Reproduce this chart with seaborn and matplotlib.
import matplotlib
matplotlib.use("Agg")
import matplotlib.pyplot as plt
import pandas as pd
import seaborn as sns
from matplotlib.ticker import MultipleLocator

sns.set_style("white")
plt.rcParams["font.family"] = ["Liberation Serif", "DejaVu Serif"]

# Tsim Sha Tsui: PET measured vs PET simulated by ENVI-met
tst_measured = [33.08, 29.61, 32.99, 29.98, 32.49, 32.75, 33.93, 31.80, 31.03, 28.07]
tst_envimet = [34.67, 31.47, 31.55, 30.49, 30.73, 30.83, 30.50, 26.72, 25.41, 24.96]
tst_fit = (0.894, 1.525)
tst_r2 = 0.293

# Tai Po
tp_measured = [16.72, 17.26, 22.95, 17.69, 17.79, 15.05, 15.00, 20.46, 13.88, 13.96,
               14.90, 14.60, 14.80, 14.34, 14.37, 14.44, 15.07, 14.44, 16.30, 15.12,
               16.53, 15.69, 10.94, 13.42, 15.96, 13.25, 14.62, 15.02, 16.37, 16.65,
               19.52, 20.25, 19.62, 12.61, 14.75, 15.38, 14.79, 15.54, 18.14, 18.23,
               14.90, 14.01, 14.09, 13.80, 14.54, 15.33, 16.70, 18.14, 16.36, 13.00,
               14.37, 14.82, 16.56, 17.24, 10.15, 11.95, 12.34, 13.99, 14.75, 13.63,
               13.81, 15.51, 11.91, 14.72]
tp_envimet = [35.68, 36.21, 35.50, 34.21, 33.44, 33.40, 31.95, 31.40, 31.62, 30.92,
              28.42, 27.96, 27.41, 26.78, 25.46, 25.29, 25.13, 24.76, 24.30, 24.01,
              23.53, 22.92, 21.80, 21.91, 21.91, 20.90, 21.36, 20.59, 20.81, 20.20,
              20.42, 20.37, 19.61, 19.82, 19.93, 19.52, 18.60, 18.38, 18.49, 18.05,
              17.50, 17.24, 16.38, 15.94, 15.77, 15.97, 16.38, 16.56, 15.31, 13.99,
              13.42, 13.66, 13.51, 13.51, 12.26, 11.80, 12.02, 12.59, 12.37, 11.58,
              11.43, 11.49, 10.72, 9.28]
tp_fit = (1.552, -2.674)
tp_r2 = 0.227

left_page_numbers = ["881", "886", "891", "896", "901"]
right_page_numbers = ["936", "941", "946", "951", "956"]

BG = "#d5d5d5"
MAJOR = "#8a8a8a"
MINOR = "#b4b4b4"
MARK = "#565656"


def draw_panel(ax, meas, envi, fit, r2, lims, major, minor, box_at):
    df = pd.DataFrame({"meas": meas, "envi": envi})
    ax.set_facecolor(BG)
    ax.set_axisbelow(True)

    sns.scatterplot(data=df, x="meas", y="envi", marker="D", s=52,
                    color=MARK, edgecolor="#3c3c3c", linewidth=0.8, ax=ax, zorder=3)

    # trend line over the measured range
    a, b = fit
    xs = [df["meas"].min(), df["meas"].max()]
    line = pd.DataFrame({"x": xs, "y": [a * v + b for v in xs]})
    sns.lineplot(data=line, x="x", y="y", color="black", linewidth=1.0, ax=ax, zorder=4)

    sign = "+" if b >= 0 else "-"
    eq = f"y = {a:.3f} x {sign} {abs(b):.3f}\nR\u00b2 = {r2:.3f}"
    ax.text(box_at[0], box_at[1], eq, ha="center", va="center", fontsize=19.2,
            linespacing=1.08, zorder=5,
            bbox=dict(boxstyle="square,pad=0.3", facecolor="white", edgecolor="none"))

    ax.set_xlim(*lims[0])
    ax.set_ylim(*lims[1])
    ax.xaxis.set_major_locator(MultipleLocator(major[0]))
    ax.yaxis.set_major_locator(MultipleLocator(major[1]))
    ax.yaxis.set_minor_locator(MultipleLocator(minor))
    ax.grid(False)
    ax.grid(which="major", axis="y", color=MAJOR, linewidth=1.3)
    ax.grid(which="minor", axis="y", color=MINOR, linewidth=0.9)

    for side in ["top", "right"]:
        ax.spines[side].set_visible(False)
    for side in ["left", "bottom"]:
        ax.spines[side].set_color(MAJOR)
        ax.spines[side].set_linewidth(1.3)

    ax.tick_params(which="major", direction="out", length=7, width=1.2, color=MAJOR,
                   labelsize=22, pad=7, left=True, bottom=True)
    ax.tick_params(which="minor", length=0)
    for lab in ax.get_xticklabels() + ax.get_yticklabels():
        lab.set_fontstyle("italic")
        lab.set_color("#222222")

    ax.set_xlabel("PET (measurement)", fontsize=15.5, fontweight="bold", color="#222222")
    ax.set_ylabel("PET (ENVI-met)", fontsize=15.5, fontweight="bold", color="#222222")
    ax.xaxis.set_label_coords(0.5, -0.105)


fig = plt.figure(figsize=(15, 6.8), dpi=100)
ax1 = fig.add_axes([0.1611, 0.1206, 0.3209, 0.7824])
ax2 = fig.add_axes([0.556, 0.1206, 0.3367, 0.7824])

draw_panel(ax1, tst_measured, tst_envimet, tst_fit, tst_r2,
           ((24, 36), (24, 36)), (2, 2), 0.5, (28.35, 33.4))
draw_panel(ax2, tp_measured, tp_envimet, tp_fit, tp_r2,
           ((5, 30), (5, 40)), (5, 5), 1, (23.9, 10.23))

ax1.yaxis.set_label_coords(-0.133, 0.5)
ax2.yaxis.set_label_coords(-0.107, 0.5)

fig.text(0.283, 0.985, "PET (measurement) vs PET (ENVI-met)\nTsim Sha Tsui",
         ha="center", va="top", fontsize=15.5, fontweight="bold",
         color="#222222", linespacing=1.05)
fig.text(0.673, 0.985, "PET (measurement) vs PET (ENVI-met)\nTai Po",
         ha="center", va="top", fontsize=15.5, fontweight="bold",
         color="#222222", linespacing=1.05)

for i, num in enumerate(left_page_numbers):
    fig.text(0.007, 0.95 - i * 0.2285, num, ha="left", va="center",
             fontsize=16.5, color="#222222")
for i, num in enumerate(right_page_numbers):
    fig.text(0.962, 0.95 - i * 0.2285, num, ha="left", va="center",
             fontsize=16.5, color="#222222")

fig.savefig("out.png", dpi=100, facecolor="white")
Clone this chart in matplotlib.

__TASK PROMPT__:
Write out again, exactly, the lines from the start of the entries up to and including the one with "tst_r2 = 0.293". Nothing else belongs in the reply.

__RESULT OF THIS EXERCISE__:
Reproduce this chart with seaborn and matplotlib.
import matplotlib
matplotlib.use("Agg")
import matplotlib.pyplot as plt
import pandas as pd
import seaborn as sns
from matplotlib.ticker import MultipleLocator

sns.set_style("white")
plt.rcParams["font.family"] = ["Liberation Serif", "DejaVu Serif"]

# Tsim Sha Tsui: PET measured vs PET simulated by ENVI-met
tst_measured = [33.08, 29.61, 32.99, 29.98, 32.49, 32.75, 33.93, 31.80, 31.03, 28.07]
tst_envimet = [34.67, 31.47, 31.55, 30.49, 30.73, 30.83, 30.50, 26.72, 25.41, 24.96]
tst_fit = (0.894, 1.525)
tst_r2 = 0.293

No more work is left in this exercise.